Liz Cheney Explains Why She'd 'Much Rather Serve' With Democrats Than MTG And Boebert
Tom Williams/CQ-Roll Call, Inc.; Mandel Ngan/AFP/Getty Images; Drew Angerer/Getty Images

Wyoming Republican Representative Liz Cheney said she would "much rather serve" among the ranks of national security minded Democratic women than with fellow Republican women Georgia Representative Marjorie Taylor Greene and Colorado Representative Lauren Boebert.

Cheney made the remarks during an interview with The New York Times, telling the paper she has a lot of pride in her work with the House Select Committee tasked with investigating the January 6 insurrection.

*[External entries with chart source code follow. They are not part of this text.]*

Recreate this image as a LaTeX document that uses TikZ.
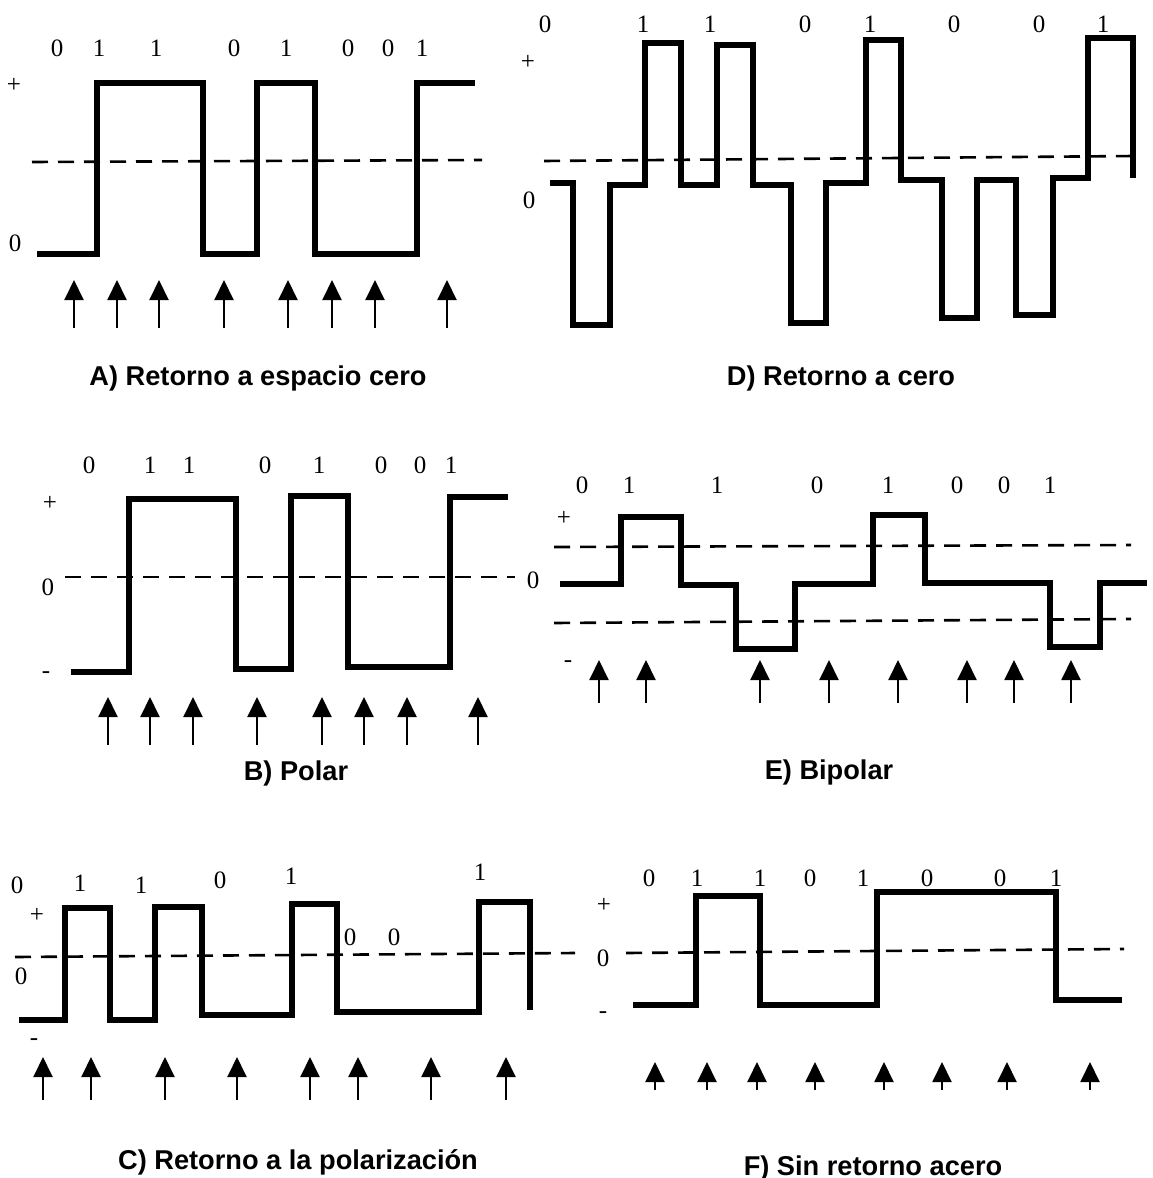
\documentclass[tikz,border=0pt]{standalone}
\usepackage{fontspec}
\setmainfont{Liberation Serif}
\setsansfont{Liberation Sans}
\usetikzlibrary{arrows.meta}
\tikzset{
  signal/.style={line width=2.6pt, line join=miter},
  level/.style={line width=1.3pt, dash pattern=on 8pt off 5pt},
  clock/.style={line width=1pt, -{Triangle[width=9.5pt,length=10pt]}},
  bit/.style={font=\fontsize{12.5}{12.5}\selectfont, inner sep=0pt},
  caption/.style={font=\fontsize{13.6}{14}\selectfont\sffamily\bfseries, inner sep=0pt}
}
\begin{document}
\begin{tikzpicture}[x=0.5pt,y=-0.5pt]
  \useasboundingbox (0,0) rectangle (1152,1178);
  % A) Retorno a espacio cero
  \draw[level] (32,162) -- (482,160);
  \draw[signal] (37,254) -| (97,83) -| (203,254) -| (257,83) -| (315,254) -| (417,83) -- (475,83);
  \foreach \x/\b in {57/0,99/1,156/1,234/0,286/1,348/0,388/0,422/1}
    \node[bit] (bA\x) at (\x,48) {\b};
  \node[bit] (plusA) at (14,85) {+};
  \node[bit] (zeroA) at (15,243) {0};
  \foreach \x in {74,117,159,224,288,332,375,447}
    \draw[clock] (\x,328) -- (\x,280);
  \node[caption] (capA) at (258,378) {A) Retorno a espacio cero};

  % D) Retorno a cero
  \draw[level] (544,161) -- (1134,156);
  \draw[signal] (550,183) -| (573,325) -| (610,185) -| (645,43) -| (681,185) -| (717,45) -| (753,185) -| (791,323) -| (826,183) -| (866,40) -| (901,180) -| (942,318) -| (977,180) -| (1016,315) -| (1053,178) -| (1088,38) -| (1133,178);
  \foreach \x/\b in {545/0,643/1,710/1,805/0,870/1,954/0,1039/0,1103/1}
    \node[bit] (bD\x) at (\x,24) {\b};
  \node[bit] (plusD) at (528,62) {+};
  \node[bit] (zeroD) at (529,200) {0};
  \node[caption] (capD) at (841,378) {D) Retorno a cero};

  % B) Polar
  \draw[level] (65,577) -- (515,577);
  \draw[signal] (71,672) -| (129,499) -| (236,669) -| (291,496) -| (348,667) -| (450,497) -- (508,497);
  \foreach \x/\b in {89/0,150/1,189/1,265/0,319/1,381/0,420/0,451/1}
    \node[bit] (bB\x) at (\x,465) {\b};
  \node[bit] (plusB) at (50,503) {+};
  \node[bit] (zeroB) at (48,587) {0};
  \node[bit] (minusB) at (46,675) {-};
  \foreach \x in {108,150,193,257,322,364,407,478}
    \draw[clock] (\x,745) -- (\x,697);
  \node[caption] (capB) at (296,773) {B) Polar};

  % E) Bipolar
  \draw[level] (554,547) -- (1131,545);
  \draw[level] (554,623) -- (1131,619);
  \draw[signal] (560,584) -| (621,517) -| (681,585) -| (736,649) -| (795,584) -| (873,515) -| (925,583) -| (1050,647) -| (1100,583) -- (1147,583);
  \foreach \x/\b in {582/0,629/1,717/1,817/0,888/1,957/0,1004/0,1050/1}
    \node[bit] (bE\x) at (\x,485) {\b};
  \node[bit] (plusE) at (564,518) {+};
  \node[bit] (zeroE) at (533,580) {0};
  \node[bit] (minusE) at (568,664) {-};
  \foreach \x in {599,646,760,829,898,967,1014,1071}
    \draw[clock] (\x,703) -- (\x,660);
  \node[caption] (capE) at (829,772) {E) Bipolar};

  % C) Retorno a la polarizacion
  \draw[level] (15,957) -- (575,953);
  \draw[signal] (19,1020) -| (65,908) -| (110,1020) -| (155,907) -| (202,1015) -| (292,904) -| (337,1012) -| (479,902) -| (530,1010);
  \foreach \x/\y/\b in {17/885/0,80/883/1,141/885/1,220/880/0,291/876/1,480/872/1,350/937/0,394/937/0}
    \node[bit] (bC\x) at (\x,\y) {\b};
  \node[bit] (plusC) at (37,915) {+};
  \node[bit] (zeroC) at (21,976) {0};
  \node[bit] (minusC) at (34,1042) {-};
  \foreach \x in {43,91,165,237,310,358,431,506}
    \draw[clock] (\x,1100) -- (\x,1057);
  \node[caption] (capC) at (298,1162) {C) Retorno a la polarización};

  % F) Sin retorno acero
  \draw[level] (626,953) -- (1124,949);
  \draw[signal] (633,1005) -| (696,896) -| (760,1005) -| (877,892) -| (1056,1000) -- (1122,1000);
  \foreach \x/\b in {649/0,697/1,760/1,810/0,863/1,927/0,1000/0,1056/1}
    \node[bit] (bF\x) at (\x,878) {\b};
  \node[bit] (plusF) at (604,905) {+};
  \node[bit] (zeroF) at (603,958) {0};
  \node[bit] (minusF) at (603,1015) {-};
  \foreach \x in {655,707,757,815,884,942,1007,1090}
    \draw[clock] (\x,1090) -- (\x,1062);
  \node[caption] (capF) at (873,1168) {F) Sin retorno acero};
\end{tikzpicture}
\end{document}
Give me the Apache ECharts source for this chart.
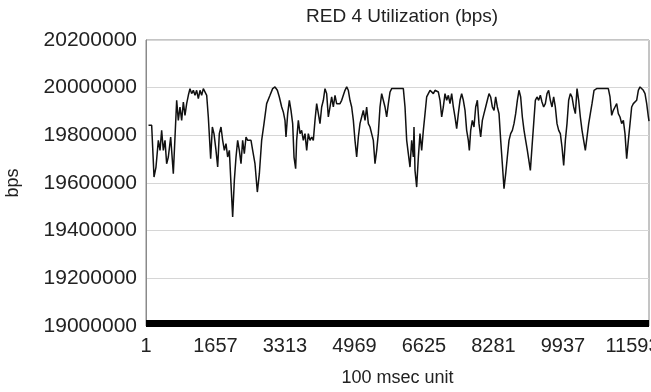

Cheney expressed her disappointment with her own party, which has largely backed and enabled former Republican President Donald Trump's lies about the integrity of the 2020 presidential election. In her capacity as the committee's vice chair, she and Illinois Republican Representative Adam Kinzinger have been praised for upholding their oath to honor the Constitution in the face of attacks from the far-right.

Cheney said:

“I would much rather serve with Mikie Sherrill and Chrissy Houlahan and Elissa Slotkin than Marjorie Taylor Greene and Lauren Boebert, even though on substance certainly I have big disagreements with the Democratic women I just mentioned."
“But they love this country, they do their homework and they are people that are trying to do the right thing for the country.”

Elsewhere, she said the country needs "serious people who are willing to engage in debates about policy." She says it will take years to fix a "sick" GOP assuming "it can be healed."

Many praised Cheney for her remarks and offered their own feelings on the GOP.



Cheney's GOP primary opponent, Harriet Hageman, has received former President Trump's endorsement. Hageman backed Trump's "Big Lie" that the 2020 presidential election was stolen.

Cheney angered her own party and was ousted from her leadership position in the House after she pushed back against Trump's falsehoods about the 2020 election resilts. Trump issued a statement, more than three months after President Joe Biden took office, calling Biden's victory "the big lie."

Cheney responded shortly afterward with a statement of her own affirming the election "was not stolen," adding anyone who says it was is "turning their back on the rule of law, and poisoning our democratic system."

House Minority Leader Kevin McCarthy has long denied the successful effort to remove Cheney from her position as the House's third-ranking Republican is in any way related to her vote to impeach Trump for inciting an insurrection.